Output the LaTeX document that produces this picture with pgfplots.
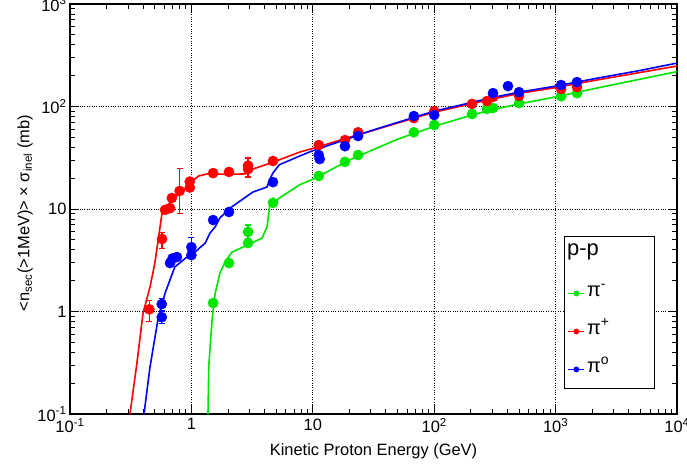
\documentclass[border=0pt]{standalone}
\usepackage{fontspec}
\setmainfont{Liberation Sans}
\usepackage{pgfplots}
\pgfplotsset{compat=1.18}
\usepackage{pgfplotstable}

\definecolor{rgreen}{RGB}{0,230,0}
\definecolor{rred}{RGB}{255,0,0}
\definecolor{rblue}{RGB}{0,0,255}

% model curves
\pgfplotstableread{
x y
0.312 0.1
0.356 0.315
0.40 0.97
0.456 1.73
0.50 2.97
0.573 9.1
0.607 10
0.69 12.1
0.80 14.2
0.92 16.2
1.03 19.0
1.15 21.0
1.35 22.0
2.0 21.8
2.8 22.0
3.2 24.5
4.7 28.6
7.85 36
10 39
20 50
30 57.5
50 69
100 88
200 106
300 118
500 134
1000 153
2000 178
5000 215
10000 248
}\redcurve

\pgfplotstableread{
x y
0.407 0.1
0.456 0.288
0.53 0.83
0.607 1.51
0.73 2.72
0.92 3.4
1.07 3.8
1.30 4.66
1.42 5.8
1.57 6.7
1.72 8.2
2.08 10.2
3.2 14.6
4.2 16.4
4.4 19.2
4.7 22.5
5.3 27
7.85 33
10 37
20 49
30 58
50 70
100 90
200 109
300 122
500 138
1000 158
2000 185
5000 225
10000 265
}\bluecurve

\pgfplotstableread{
x y
1.37 0.1
1.39 0.29
1.48 0.83
1.57 1.51
1.72 2.38
1.89 3.04
2.16 3.8
2.67 4.26
3.82 5.2
4.2 6.7
4.4 10.5
5.3 12.8
7.85 17.3
10 19.5
20 30
30 37
50 48
100 64
200 82
300 93
500 106
1000 124
2000 148
5000 185
10000 219
}\greencurve

% measured points
\pgfplotstableread{
x y ep em
0.45 1.05 0.22 0.25
0.573 5.1 0.8 1.0
0.607 9.8 0 0
0.667 10.2 0 0
0.69 12.8 0 0
0.80 15 10 6
0.97 18.5 0 0
0.97 16.2 0 0
1.51 22.4 0 0
2.04 23 0 0
2.93 24.5 7 4
2.93 26.5 0 0
4.7 29.4 0 0
11.2 42 0 0
18.4 47 0 0
23.6 56 0 0
68 77 0 0
100 90 0 0
205 106 0 0
272 113 0 0
305 124 0 0
500 127 0 0
1110 148 0 0
1500 155 0 0
}\reddata

\pgfplotstableread{
x y ep em
0.57 0.88 0.12 0.12
0.57 1.18 0.15 0.15
0.667 2.97 0 0
0.70 3.3 0 0
0.76 3.4 0 0
1.0 3.55 0 0
1.0 4.25 1.0 0.8
1.51 7.8 0 0
2.04 9.35 0 0
4.7 18.3 0 0
11.2 33.6 0 0
11.4 30.7 0 0
18.4 41 0 0
23.6 51.5 0 0
68 80.7 0 0
100 82.6 0 0
305 135 0 0
405 158 0 0
500 138 0 0
1110 162 10 10
1500 173 12 12
}\bluedata

\pgfplotstableread{
x y ep em
1.51 1.21 0.1 0.1
2.04 2.97 0 0
2.93 4.65 0 0
2.93 5.97 1.0 0.8
4.7 11.5 0 0
11.2 21 0 0
18.4 28.8 0 0
23.6 33.6 0 0
68 56 0 0
100 66 0 0
205 84.5 0 0
272 94.6 0 0
305 96.7 0 0
500 108 0 0
1110 126 0 0
1500 135 0 0
}\greendata

\begin{document}
\begin{tikzpicture}
\useasboundingbox (-70bp,-52bp) rectangle (617bp,414bp);
\begin{axis}[
    scale only axis,
    width=607bp, height=410bp,
    xmode=log, ymode=log,
    xmin=0.1, xmax=10000, ymin=0.1, ymax=1000,
    xtick={0.1,1,10,100,1000,10000},
    xticklabels={10\textsuperscript{-1},1,10,10\textsuperscript{2},10\textsuperscript{3},10\textsuperscript{4}},
    ytick={0.1,1,10,100,1000},
    yticklabels={10\textsuperscript{-1},1,10,10\textsuperscript{2},10\textsuperscript{3}},
    minor xtick={0.2,0.3,0.4,0.5,0.6,0.7,0.8,0.9,2,3,4,5,6,7,8,9,20,30,40,50,60,70,80,90,200,300,400,500,600,700,800,900,2000,3000,4000,5000,6000,7000,8000,9000},
    minor ytick={0.2,0.3,0.4,0.5,0.6,0.7,0.8,0.9,2,3,4,5,6,7,8,9,20,30,40,50,60,70,80,90,200,300,400,500,600,700,800,900},
    grid=major,
    major grid style={black, dotted, line width=0.8bp},
    axis line style={line width=2bp},
    tick style={black, line width=0.8bp},
    major tick length=9bp, minor tick length=5bp,
    tick align=inside,
    ticklabel style={font=\fontsize{16.5}{18}\selectfont},
    xticklabel style={yshift=-1bp},
    label style={font=\fontsize{16.5}{18}\selectfont},
    xlabel={Kinetic Proton Energy (GeV)},
    ylabel={<n\textsubscript{sec}(>1MeV)> × σ\textsubscript{inel} (mb)},
    xlabel style={at={(axis description cs:0.5,-0.09)}, anchor=center},
    ylabel style={at={(axis description cs:-0.074,0.49)}, anchor=center},
    legend image code/.code={\draw[mark repeat=2,mark phase=2,#1] plot coordinates {(0bp,0bp) (8bp,0bp) (16bp,0bp)};},
    legend style={at={(axis description cs:0.8143,0.434)}, anchor=north west,
        draw=black, line width=0.8bp, fill=white,
        font=\fontsize{20}{22}\selectfont, row sep=0bp,
        inner xsep=3bp, inner ysep=0bp,
        nodes={inner xsep=2bp, inner ysep=0bp, text width=62bp, align=left,
               text height=22bp, text depth=16bp}},
    legend cell align=left,
]
\addlegendimage{empty legend}
\addlegendentry[text height=19bp, text depth=19bp]{\fontsize{22}{24}\selectfont\hspace*{-20bp}p-p}
\addlegendimage{rgreen, line width=1.4bp, mark=*, mark size=2.2bp}
\addlegendentry{π\textsuperscript{-}}
\addlegendimage{rred, line width=1.4bp, mark=*, mark size=2.2bp}
\addlegendentry{π\textsuperscript{+}}
\addlegendimage{rblue, line width=1.4bp, mark=*, mark size=2.2bp}
\addlegendentry{π\textsuperscript{o}}

\addplot[rred, line width=1.6bp, forget plot] table[x=x,y=y] {\redcurve};
\addplot[rblue, line width=1.6bp, forget plot] table[x=x,y=y] {\bluecurve};
\addplot[rgreen, line width=1.6bp, forget plot] table[x=x,y=y] {\greencurve};

\addplot[rgreen, only marks, mark=*, mark size=5.1bp, forget plot,
    error bars/.cd, y dir=both, y explicit,
    error bar style={line width=1.2bp},
    error mark options={rotate=90, mark size=3bp, line width=1.2bp}]
    table[x=x,y=y,y error plus=ep,y error minus=em] {\greendata};
\addplot[rred, only marks, mark=*, mark size=5.1bp, forget plot,
    error bars/.cd, y dir=both, y explicit,
    error bar style={line width=1.2bp},
    error mark options={rotate=90, mark size=3bp, line width=1.2bp}]
    table[x=x,y=y,y error plus=ep,y error minus=em] {\reddata};
\addplot[rblue, only marks, mark=*, mark size=5.1bp, forget plot,
    error bars/.cd, y dir=both, y explicit,
    error bar style={line width=1.2bp},
    error mark options={rotate=90, mark size=3bp, line width=1.2bp}]
    table[x=x,y=y,y error plus=ep,y error minus=em] {\bluedata};
\end{axis}
\end{tikzpicture}
\end{document}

---------------

### Your objective
Give all the lines above again, character for character, without pictures.

### Answer for this exercise
Output the LaTeX document that produces this picture with pgfplots.
\documentclass[border=0pt]{standalone}
\usepackage{fontspec}
\setmainfont{Liberation Sans}
\usepackage{pgfplots}
\pgfplotsset{compat=1.18}
\usepackage{pgfplotstable}

\definecolor{rgreen}{RGB}{0,230,0}
\definecolor{rred}{RGB}{255,0,0}
\definecolor{rblue}{RGB}{0,0,255}

% model curves
\pgfplotstableread{
x y
0.312 0.1
0.356 0.315
0.40 0.97
0.456 1.73
0.50 2.97
0.573 9.1
0.607 10
0.69 12.1
0.80 14.2
0.92 16.2
1.03 19.0
1.15 21.0
1.35 22.0
2.0 21.8
2.8 22.0
3.2 24.5
4.7 28.6
7.85 36
10 39
20 50
30 57.5
50 69
100 88
200 106
300 118
500 134
1000 153
2000 178
5000 215
10000 248
}\redcurve

\pgfplotstableread{
x y
0.407 0.1
0.456 0.288
0.53 0.83
0.607 1.51
0.73 2.72
0.92 3.4
1.07 3.8
1.30 4.66
1.42 5.8
1.57 6.7
1.72 8.2
2.08 10.2
3.2 14.6
4.2 16.4
4.4 19.2
4.7 22.5
5.3 27
7.85 33
10 37
20 49
30 58
50 70
100 90
200 109
300 122
500 138
1000 158
2000 185
5000 225
10000 265
}\bluecurve

\pgfplotstableread{
x y
1.37 0.1
1.39 0.29
1.48 0.83
1.57 1.51
1.72 2.38
1.89 3.04
2.16 3.8
2.67 4.26
3.82 5.2
4.2 6.7
4.4 10.5
5.3 12.8
7.85 17.3
10 19.5
20 30
30 37
50 48
100 64
200 82
300 93
500 106
1000 124
2000 148
5000 185
10000 219
}\greencurve

% measured points
\pgfplotstableread{
x y ep em
0.45 1.05 0.22 0.25
0.573 5.1 0.8 1.0
0.607 9.8 0 0
0.667 10.2 0 0
0.69 12.8 0 0
0.80 15 10 6
0.97 18.5 0 0
0.97 16.2 0 0
1.51 22.4 0 0
2.04 23 0 0
2.93 24.5 7 4
2.93 26.5 0 0
4.7 29.4 0 0
11.2 42 0 0
18.4 47 0 0
23.6 56 0 0
68 77 0 0
100 90 0 0
205 106 0 0
272 113 0 0
305 124 0 0
500 127 0 0
1110 148 0 0
1500 155 0 0
}\reddata

\pgfplotstableread{
x y ep em
0.57 0.88 0.12 0.12
0.57 1.18 0.15 0.15
0.667 2.97 0 0
0.70 3.3 0 0
0.76 3.4 0 0
1.0 3.55 0 0
1.0 4.25 1.0 0.8
1.51 7.8 0 0
2.04 9.35 0 0
4.7 18.3 0 0
11.2 33.6 0 0
11.4 30.7 0 0
18.4 41 0 0
23.6 51.5 0 0
68 80.7 0 0
100 82.6 0 0
305 135 0 0
405 158 0 0
500 138 0 0
1110 162 10 10
1500 173 12 12
}\bluedata

\pgfplotstableread{
x y ep em
1.51 1.21 0.1 0.1
2.04 2.97 0 0
2.93 4.65 0 0
2.93 5.97 1.0 0.8
4.7 11.5 0 0
11.2 21 0 0
18.4 28.8 0 0
23.6 33.6 0 0
68 56 0 0
100 66 0 0
205 84.5 0 0
272 94.6 0 0
305 96.7 0 0
500 108 0 0
1110 126 0 0
1500 135 0 0
}\greendata

\begin{document}
\begin{tikzpicture}
\useasboundingbox (-70bp,-52bp) rectangle (617bp,414bp);
\begin{axis}[
    scale only axis,
    width=607bp, height=410bp,
    xmode=log, ymode=log,
    xmin=0.1, xmax=10000, ymin=0.1, ymax=1000,
    xtick={0.1,1,10,100,1000,10000},
    xticklabels={10\textsuperscript{-1},1,10,10\textsuperscript{2},10\textsuperscript{3},10\textsuperscript{4}},
    ytick={0.1,1,10,100,1000},
    yticklabels={10\textsuperscript{-1},1,10,10\textsuperscript{2},10\textsuperscript{3}},
    minor xtick={0.2,0.3,0.4,0.5,0.6,0.7,0.8,0.9,2,3,4,5,6,7,8,9,20,30,40,50,60,70,80,90,200,300,400,500,600,700,800,900,2000,3000,4000,5000,6000,7000,8000,9000},
    minor ytick={0.2,0.3,0.4,0.5,0.6,0.7,0.8,0.9,2,3,4,5,6,7,8,9,20,30,40,50,60,70,80,90,200,300,400,500,600,700,800,900},
    grid=major,
    major grid style={black, dotted, line width=0.8bp},
    axis line style={line width=2bp},
    tick style={black, line width=0.8bp},
    major tick length=9bp, minor tick length=5bp,
    tick align=inside,
    ticklabel style={font=\fontsize{16.5}{18}\selectfont},
    xticklabel style={yshift=-1bp},
    label style={font=\fontsize{16.5}{18}\selectfont},
    xlabel={Kinetic Proton Energy (GeV)},
    ylabel={<n\textsubscript{sec}(>1MeV)> × σ\textsubscript{inel} (mb)},
    xlabel style={at={(axis description cs:0.5,-0.09)}, anchor=center},
    ylabel style={at={(axis description cs:-0.074,0.49)}, anchor=center},
    legend image code/.code={\draw[mark repeat=2,mark phase=2,#1] plot coordinates {(0bp,0bp) (8bp,0bp) (16bp,0bp)};},
    legend style={at={(axis description cs:0.8143,0.434)}, anchor=north west,
        draw=black, line width=0.8bp, fill=white,
        font=\fontsize{20}{22}\selectfont, row sep=0bp,
        inner xsep=3bp, inner ysep=0bp,
        nodes={inner xsep=2bp, inner ysep=0bp, text width=62bp, align=left,
               text height=22bp, text depth=16bp}},
    legend cell align=left,
]
\addlegendimage{empty legend}
\addlegendentry[text height=19bp, text depth=19bp]{\fontsize{22}{24}\selectfont\hspace*{-20bp}p-p}
\addlegendimage{rgreen, line width=1.4bp, mark=*, mark size=2.2bp}
\addlegendentry{π\textsuperscript{-}}
\addlegendimage{rred, line width=1.4bp, mark=*, mark size=2.2bp}
\addlegendentry{π\textsuperscript{+}}
\addlegendimage{rblue, line width=1.4bp, mark=*, mark size=2.2bp}
\addlegendentry{π\textsuperscript{o}}

\addplot[rred, line width=1.6bp, forget plot] table[x=x,y=y] {\redcurve};
\addplot[rblue, line width=1.6bp, forget plot] table[x=x,y=y] {\bluecurve};
\addplot[rgreen, line width=1.6bp, forget plot] table[x=x,y=y] {\greencurve};

\addplot[rgreen, only marks, mark=*, mark size=5.1bp, forget plot,
    error bars/.cd, y dir=both, y explicit,
    error bar style={line width=1.2bp},
    error mark options={rotate=90, mark size=3bp, line width=1.2bp}]
    table[x=x,y=y,y error plus=ep,y error minus=em] {\greendata};
\addplot[rred, only marks, mark=*, mark size=5.1bp, forget plot,
    error bars/.cd, y dir=both, y explicit,
    error bar style={line width=1.2bp},
    error mark options={rotate=90, mark size=3bp, line width=1.2bp}]
    table[x=x,y=y,y error plus=ep,y error minus=em] {\reddata};
\addplot[rblue, only marks, mark=*, mark size=5.1bp, forget plot,
    error bars/.cd, y dir=both, y explicit,
    error bar style={line width=1.2bp},
    error mark options={rotate=90, mark size=3bp, line width=1.2bp}]
    table[x=x,y=y,y error plus=ep,y error minus=em] {\bluedata};
\end{axis}
\end{tikzpicture}
\end{document}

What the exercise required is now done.